Таков был печальный эпилог именно того крестового похода, который возвратил христианам Иерусалим. Правда, император Фридрих сам содействовал этому дурному исходу некоторыми промахами[85]. Но если мы еще раз взглянем на великое движение пилигримов, которое с 1213 года вызвал Иннокентий III, если мы вспомним, с какой страстью требовали освобождения Святого Гроба этот папа, его преемники и их церковные орудия, если мы представим себе громадные толпы войск, которые с мужеством и ревностью выступали в бой в годы с 1217 до 1221 г. и вновь с 1227 до 1228 гг., и если мы спросим себя, почему это сильное стремление имело такие чрезвычайно скудные результаты, то приходится ответить, что если и мешали при этом некоторые побочные обстоятельства, но главную вину надо искать без сомнения в теократическом направлении римской церкви. Достаточно вредно было уже то, что это направление церкви вызвало прежде всего неудачу египетского похода. Но уже вполне вредно было то, что Григорий IX ставил интересы церковной власти выше забот о Святой Земле. Теперь, наконец, Иерусалим снова был в руках христиан, но в самом беззащитном состоянии. Только новый большой крестовый поход мог бы обеспечить Святой город на продолжительное время. Но могла ли церковь еще раз побудить народы Запада к одушевленному восстанию после того, как целое поколение людей приносило такие огромные жертвы напрасно, а особенно после того, как папство доказало, что его собственное возвышение ему важнее, чем судьба земли, «где стояли стопы Господа». Действительно, виды на будущее христианского господства на Востоке сделались почти безутешны.
Глава Х.
Шестой крестовый поход
Крестовые походы Тибо Наваррского и Ричарда Корнваллийского[86]
Как мы уже видели, между Фридрихом II и Алькамилом был заключен в феврале 1229 г. мир для Святой Земли более чем на десять лет, и Григорий IX не только признал этот мир в сан-джерманском договоре, но и действовал с тех пор для его соблюдения. Но несмотря на это, старый папа, не обращавший ни на что внимания в своей страстной необузданности, уже в 1231 г. и затем каждый год призывал снова к священной войне. Письмами и проповедями своих посланцев он старался возбудить народы Запада к принятию креста и денежным пожертвованиям для дела Иерусалима, и его неустанные побуждения подействовали по крайней мере настолько, что, кроме простого народа, заявляли мало-помалу свою готовность к странствию к Святым местам также значительное число по преимуществу французских и английских дворян. Но на долю Святой Земли от этого не выпало никакой поддержки. Если император Фридрих и не противился некоторое время стремлениям папы, то потом это изменилось, когда он во второй половине тридцатых годов решился сделать новую попытку подчинить ломбардов своей власти, и вследствие этого снова разошелся с римской курией. Теперь у него не было более основания щадить папу, и потому он прямо объявил крестоносцам, что они должны пока отказаться от своего предприятия, потому что мир с Алькамилом еще не кончился.

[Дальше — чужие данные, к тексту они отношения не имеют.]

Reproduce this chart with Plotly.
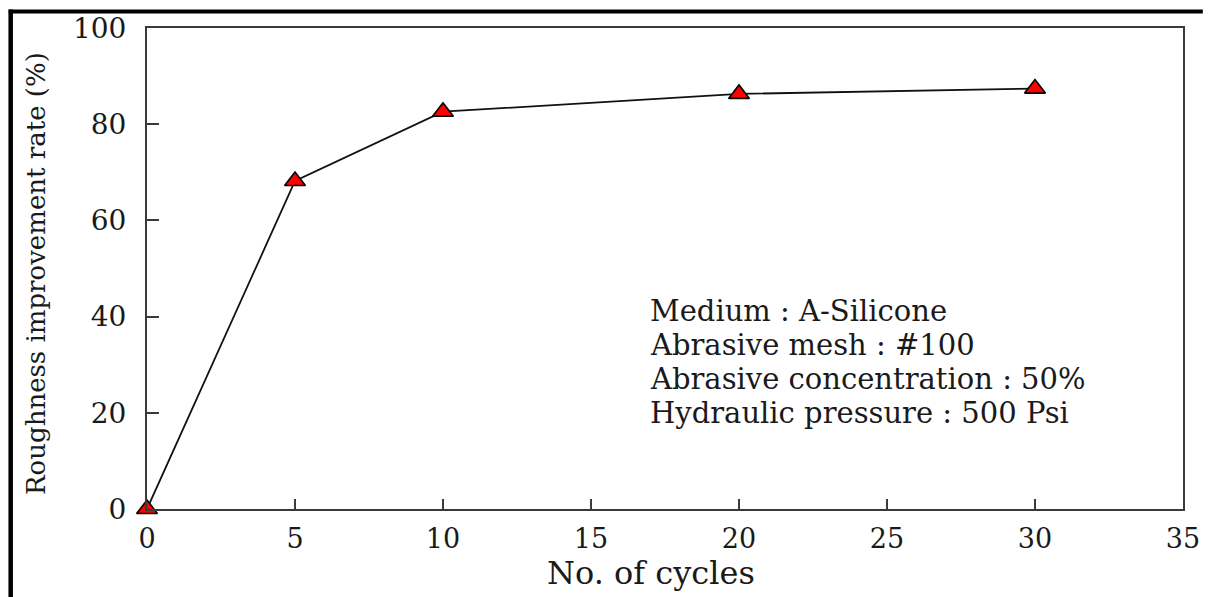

Весьма понятно, что при всех этих обстоятельствах охота к священной войне все более и более падала. Но и крестовые проповедники различным образом вредили делу, которому хотели содействовать. Некоторые из них вели себя слишком высокомерно, другие возбуждали справедливое негодование своей жадностью к деньгам, они заботились гораздо более о звонкой монете, чем о пилигримах, тем, кто платил деньги, давали такое же разрешение грехов, как и тем, которые обещали лично идти в бой, а тех, которые приняли уже крест, освобождали за известную сумму от обета. Неудивительно, что результатом такой крестовой проповеди явилась повсеместная распущенность и в особенности распространилось по всей стране самое отвратительное гонение на евреев.
Восток представлял в эти годы также весьма печальную картину. Не только продолжалась вражда между приверженцами Штауфеноа и их противников; но и кроме того христианская область была наполнена раздорами, насилием и безнравственностью. Светские и духовные власти враждовали, иерусалимские клирики выдумали какую-то «темницу Иисуса Христа», которую показывали благочестивым христианам только за деньги, рыцари Храма и Госпиталя сделали свои дома притоном преступления и местопребывания роскоши, распущенности, и как говорила молва, даже еретичества. Наконец в северной Сирии христиане с соседними мусульманами доходили не раз до войны. Первые, и особенно опять тамплиеры и госпиталиты, предпринимали безумно дерзкие походы в неприятельскую область, причем, наконец, в 1237 году, тамплиеры потерпели почти полное поражение невдалеке от крепости Дарбассака.